## TASK OBJECTIVE
Please return nothing but the lines between the line holding "Write the seaborn" and the line holding "1400, 1400, 1400]", both ends included, without the pictures.

(Entries with chart source code)
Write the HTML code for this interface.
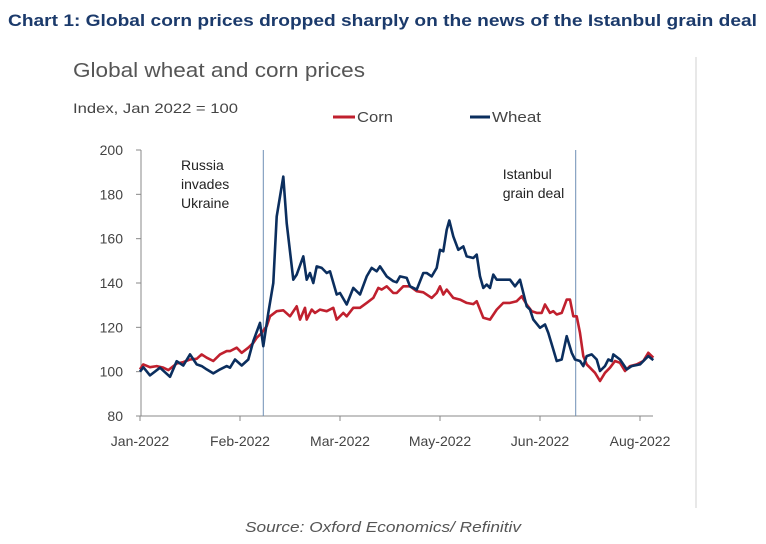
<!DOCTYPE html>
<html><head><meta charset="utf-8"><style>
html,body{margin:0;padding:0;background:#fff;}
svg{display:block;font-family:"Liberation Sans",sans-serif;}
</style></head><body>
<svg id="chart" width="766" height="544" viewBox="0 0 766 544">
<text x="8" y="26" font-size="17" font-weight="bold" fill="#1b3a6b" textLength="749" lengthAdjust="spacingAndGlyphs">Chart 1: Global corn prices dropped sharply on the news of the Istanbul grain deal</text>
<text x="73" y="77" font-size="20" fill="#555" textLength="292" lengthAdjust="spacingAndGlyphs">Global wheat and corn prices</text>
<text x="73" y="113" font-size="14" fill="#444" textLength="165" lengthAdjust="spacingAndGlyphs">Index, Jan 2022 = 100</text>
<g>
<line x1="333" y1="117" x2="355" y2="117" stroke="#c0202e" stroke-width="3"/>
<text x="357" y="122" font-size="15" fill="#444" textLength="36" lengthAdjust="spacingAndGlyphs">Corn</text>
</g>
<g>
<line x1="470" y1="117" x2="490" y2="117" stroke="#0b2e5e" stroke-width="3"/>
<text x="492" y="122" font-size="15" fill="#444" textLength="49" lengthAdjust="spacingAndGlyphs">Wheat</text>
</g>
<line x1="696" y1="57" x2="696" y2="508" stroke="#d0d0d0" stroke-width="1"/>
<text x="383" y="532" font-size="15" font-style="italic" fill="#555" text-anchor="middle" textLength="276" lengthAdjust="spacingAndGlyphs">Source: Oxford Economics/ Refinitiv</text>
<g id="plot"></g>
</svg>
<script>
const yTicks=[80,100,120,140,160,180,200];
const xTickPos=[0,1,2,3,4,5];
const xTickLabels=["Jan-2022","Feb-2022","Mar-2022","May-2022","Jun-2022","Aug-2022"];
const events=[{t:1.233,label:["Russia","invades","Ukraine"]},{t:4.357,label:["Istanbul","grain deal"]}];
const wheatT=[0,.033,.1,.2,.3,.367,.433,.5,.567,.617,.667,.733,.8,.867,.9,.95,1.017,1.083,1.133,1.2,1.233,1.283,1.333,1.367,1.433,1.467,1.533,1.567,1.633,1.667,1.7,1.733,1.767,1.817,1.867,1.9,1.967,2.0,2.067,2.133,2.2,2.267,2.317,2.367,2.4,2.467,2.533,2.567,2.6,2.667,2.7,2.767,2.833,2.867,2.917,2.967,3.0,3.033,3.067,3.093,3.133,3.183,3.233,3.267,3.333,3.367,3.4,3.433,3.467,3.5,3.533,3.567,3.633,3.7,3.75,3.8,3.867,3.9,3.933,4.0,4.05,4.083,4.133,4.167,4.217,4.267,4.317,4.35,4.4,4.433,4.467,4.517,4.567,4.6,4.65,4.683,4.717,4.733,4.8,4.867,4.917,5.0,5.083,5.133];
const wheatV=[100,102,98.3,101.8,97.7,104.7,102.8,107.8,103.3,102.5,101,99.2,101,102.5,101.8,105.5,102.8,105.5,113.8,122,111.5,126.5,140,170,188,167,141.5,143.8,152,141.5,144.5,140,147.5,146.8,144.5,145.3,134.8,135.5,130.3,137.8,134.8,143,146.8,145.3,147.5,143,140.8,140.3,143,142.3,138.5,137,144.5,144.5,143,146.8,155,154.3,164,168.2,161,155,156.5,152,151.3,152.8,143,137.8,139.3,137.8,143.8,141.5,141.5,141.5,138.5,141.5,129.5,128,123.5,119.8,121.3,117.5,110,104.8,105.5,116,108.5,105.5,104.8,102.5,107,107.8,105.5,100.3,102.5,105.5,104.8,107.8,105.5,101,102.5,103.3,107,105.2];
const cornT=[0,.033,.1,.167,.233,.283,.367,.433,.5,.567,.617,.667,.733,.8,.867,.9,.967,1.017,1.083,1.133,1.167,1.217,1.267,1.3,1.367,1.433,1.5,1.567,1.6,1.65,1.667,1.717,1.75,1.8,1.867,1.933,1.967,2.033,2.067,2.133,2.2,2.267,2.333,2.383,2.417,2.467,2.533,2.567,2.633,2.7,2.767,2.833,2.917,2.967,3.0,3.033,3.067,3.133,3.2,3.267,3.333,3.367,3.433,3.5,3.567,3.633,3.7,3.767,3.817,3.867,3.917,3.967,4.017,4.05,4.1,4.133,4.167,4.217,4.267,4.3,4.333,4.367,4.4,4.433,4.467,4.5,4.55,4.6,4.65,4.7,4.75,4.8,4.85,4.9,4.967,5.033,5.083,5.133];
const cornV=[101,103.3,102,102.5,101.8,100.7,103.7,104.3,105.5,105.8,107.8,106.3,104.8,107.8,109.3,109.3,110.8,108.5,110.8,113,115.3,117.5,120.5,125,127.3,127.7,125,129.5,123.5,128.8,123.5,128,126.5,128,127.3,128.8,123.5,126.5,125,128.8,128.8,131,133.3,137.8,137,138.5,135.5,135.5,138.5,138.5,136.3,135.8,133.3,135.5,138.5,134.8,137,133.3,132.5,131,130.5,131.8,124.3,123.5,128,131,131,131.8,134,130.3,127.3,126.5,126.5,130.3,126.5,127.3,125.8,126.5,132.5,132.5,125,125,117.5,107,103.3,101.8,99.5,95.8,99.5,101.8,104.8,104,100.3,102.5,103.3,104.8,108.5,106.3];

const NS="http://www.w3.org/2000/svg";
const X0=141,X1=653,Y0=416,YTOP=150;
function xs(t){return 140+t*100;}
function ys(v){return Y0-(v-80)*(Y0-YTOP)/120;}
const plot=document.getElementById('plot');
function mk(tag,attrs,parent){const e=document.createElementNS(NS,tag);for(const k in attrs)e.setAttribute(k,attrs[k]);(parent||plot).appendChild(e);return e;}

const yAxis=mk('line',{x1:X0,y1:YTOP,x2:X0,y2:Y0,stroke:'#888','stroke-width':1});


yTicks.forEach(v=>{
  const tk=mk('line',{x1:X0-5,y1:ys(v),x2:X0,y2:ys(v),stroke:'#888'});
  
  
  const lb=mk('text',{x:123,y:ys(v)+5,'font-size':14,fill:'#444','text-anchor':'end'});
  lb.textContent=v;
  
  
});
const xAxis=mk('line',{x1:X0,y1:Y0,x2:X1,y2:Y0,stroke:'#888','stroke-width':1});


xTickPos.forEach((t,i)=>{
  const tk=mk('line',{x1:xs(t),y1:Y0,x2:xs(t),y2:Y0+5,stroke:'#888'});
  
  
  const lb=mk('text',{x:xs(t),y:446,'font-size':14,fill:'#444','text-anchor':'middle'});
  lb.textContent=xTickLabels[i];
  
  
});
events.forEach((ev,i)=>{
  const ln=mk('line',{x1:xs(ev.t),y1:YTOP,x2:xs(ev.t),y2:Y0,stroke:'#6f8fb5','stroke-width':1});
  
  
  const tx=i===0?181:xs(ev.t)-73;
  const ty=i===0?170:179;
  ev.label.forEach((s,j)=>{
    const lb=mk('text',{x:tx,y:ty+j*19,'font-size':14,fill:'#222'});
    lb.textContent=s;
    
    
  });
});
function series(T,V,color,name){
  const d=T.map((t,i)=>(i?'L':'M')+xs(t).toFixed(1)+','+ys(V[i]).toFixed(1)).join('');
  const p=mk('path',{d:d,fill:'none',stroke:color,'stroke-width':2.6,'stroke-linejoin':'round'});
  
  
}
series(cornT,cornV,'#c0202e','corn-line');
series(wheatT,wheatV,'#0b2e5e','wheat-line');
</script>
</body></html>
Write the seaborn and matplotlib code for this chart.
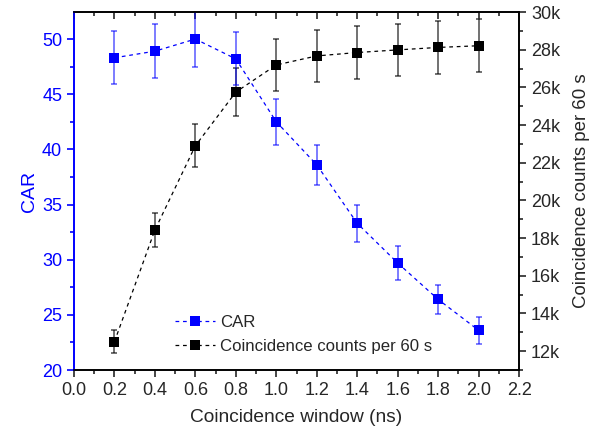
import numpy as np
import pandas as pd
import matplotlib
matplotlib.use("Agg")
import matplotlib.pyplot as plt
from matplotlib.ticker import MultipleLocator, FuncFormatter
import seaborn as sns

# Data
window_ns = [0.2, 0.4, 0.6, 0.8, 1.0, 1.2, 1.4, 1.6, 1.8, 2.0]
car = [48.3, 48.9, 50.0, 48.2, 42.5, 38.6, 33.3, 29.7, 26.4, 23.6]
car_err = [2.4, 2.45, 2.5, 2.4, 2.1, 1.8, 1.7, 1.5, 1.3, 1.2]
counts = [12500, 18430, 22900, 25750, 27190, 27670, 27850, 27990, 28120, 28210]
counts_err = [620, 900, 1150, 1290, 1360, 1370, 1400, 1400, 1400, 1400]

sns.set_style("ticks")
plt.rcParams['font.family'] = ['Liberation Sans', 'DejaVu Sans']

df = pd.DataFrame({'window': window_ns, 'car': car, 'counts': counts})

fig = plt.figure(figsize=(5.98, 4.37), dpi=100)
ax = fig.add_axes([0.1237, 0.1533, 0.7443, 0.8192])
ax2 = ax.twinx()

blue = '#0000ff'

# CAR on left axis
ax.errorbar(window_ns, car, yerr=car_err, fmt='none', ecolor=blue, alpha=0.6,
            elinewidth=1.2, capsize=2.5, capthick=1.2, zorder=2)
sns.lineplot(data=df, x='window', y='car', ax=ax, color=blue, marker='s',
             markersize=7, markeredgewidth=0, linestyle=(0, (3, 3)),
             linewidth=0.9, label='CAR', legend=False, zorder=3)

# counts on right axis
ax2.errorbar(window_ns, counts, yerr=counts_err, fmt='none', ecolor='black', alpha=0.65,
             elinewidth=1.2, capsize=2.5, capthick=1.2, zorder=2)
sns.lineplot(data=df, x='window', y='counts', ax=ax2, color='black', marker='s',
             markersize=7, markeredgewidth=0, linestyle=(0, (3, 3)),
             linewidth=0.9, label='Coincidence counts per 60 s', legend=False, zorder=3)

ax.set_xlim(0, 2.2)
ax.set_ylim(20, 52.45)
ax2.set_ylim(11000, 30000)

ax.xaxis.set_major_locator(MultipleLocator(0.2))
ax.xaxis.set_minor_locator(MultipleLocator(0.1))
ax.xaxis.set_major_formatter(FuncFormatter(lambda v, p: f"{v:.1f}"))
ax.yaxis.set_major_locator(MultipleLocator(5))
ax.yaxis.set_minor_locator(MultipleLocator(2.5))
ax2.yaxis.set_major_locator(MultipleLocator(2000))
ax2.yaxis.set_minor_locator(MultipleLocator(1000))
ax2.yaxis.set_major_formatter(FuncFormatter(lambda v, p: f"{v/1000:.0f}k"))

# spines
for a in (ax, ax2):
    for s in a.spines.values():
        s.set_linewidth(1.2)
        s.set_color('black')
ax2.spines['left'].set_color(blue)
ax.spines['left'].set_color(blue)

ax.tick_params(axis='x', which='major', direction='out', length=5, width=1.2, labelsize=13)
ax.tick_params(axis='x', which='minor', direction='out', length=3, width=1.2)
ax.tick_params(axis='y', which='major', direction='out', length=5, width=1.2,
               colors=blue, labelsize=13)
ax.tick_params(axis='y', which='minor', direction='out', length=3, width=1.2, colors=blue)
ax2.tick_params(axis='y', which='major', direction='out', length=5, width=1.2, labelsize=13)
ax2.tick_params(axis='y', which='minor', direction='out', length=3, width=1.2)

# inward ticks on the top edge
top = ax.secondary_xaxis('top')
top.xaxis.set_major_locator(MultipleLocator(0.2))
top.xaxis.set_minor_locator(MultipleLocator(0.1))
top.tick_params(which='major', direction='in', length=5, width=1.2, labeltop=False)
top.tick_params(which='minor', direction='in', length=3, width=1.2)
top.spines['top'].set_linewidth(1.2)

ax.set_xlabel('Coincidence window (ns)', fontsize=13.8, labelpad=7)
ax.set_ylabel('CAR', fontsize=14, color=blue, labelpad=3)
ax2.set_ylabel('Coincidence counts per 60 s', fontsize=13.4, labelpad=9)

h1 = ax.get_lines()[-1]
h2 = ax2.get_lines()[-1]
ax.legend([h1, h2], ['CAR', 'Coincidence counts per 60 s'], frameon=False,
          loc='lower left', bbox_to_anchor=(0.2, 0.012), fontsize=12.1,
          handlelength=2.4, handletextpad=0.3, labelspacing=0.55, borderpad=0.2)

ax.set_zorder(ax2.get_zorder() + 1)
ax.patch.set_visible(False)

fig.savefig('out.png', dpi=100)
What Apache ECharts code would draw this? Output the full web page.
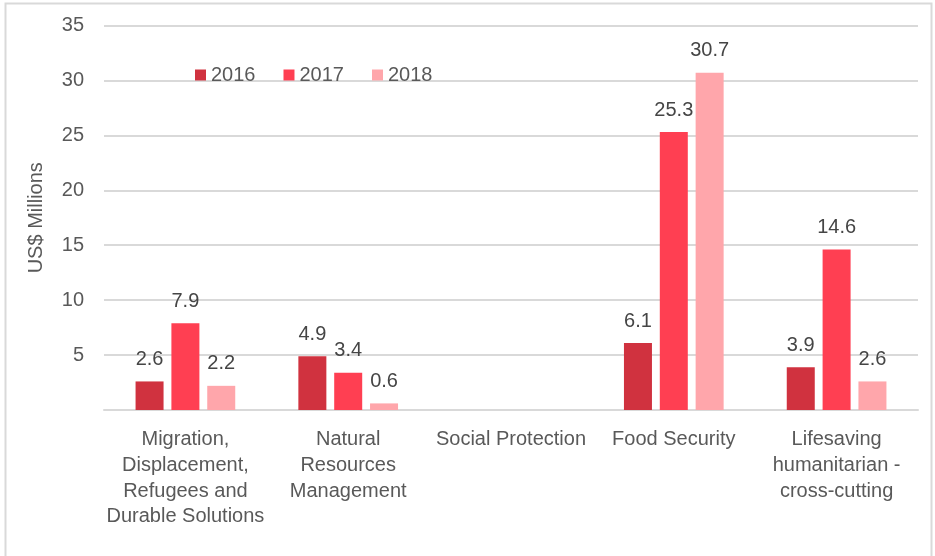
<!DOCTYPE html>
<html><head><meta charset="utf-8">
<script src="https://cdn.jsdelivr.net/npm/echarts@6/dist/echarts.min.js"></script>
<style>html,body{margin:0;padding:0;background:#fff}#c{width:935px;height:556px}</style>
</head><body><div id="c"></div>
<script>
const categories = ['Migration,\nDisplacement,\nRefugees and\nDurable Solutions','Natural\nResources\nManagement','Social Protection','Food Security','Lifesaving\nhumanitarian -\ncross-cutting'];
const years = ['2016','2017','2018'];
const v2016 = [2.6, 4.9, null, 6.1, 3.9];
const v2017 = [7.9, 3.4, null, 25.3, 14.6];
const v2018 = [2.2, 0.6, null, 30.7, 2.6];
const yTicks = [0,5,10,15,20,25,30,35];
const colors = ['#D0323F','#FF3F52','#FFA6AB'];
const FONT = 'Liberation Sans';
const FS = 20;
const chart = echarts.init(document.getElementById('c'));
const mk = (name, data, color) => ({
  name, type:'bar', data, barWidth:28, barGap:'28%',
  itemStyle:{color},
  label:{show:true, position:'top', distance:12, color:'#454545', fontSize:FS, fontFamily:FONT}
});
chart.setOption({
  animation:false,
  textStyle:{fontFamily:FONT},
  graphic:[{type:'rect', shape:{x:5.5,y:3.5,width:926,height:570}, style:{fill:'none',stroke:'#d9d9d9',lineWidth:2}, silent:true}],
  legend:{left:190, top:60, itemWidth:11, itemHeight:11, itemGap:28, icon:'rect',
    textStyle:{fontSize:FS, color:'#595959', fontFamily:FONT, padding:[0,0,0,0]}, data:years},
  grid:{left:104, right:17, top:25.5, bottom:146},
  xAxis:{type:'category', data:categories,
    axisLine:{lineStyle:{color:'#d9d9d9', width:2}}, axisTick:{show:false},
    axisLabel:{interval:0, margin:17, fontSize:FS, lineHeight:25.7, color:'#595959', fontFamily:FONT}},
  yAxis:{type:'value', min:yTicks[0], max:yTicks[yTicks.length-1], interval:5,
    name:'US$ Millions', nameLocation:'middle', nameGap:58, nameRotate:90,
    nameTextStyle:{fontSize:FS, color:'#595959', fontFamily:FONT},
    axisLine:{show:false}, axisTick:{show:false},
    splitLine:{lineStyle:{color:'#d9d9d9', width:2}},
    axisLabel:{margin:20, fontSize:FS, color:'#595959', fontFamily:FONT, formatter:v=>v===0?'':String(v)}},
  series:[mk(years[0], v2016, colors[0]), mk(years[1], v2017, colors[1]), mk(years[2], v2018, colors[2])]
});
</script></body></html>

## FULL OUTPUT
Write the seaborn and matplotlib code for this chart.
import numpy as np
import pandas as pd
import matplotlib
matplotlib.use("Agg")
import matplotlib.pyplot as plt
from matplotlib.ticker import MultipleLocator, FuncFormatter
import seaborn as sns

# Data
window_ns = [0.2, 0.4, 0.6, 0.8, 1.0, 1.2, 1.4, 1.6, 1.8, 2.0]
car = [48.3, 48.9, 50.0, 48.2, 42.5, 38.6, 33.3, 29.7, 26.4, 23.6]
car_err = [2.4, 2.45, 2.5, 2.4, 2.1, 1.8, 1.7, 1.5, 1.3, 1.2]
counts = [12500, 18430, 22900, 25750, 27190, 27670, 27850, 27990, 28120, 28210]
counts_err = [620, 900, 1150, 1290, 1360, 1370, 1400, 1400, 1400, 1400]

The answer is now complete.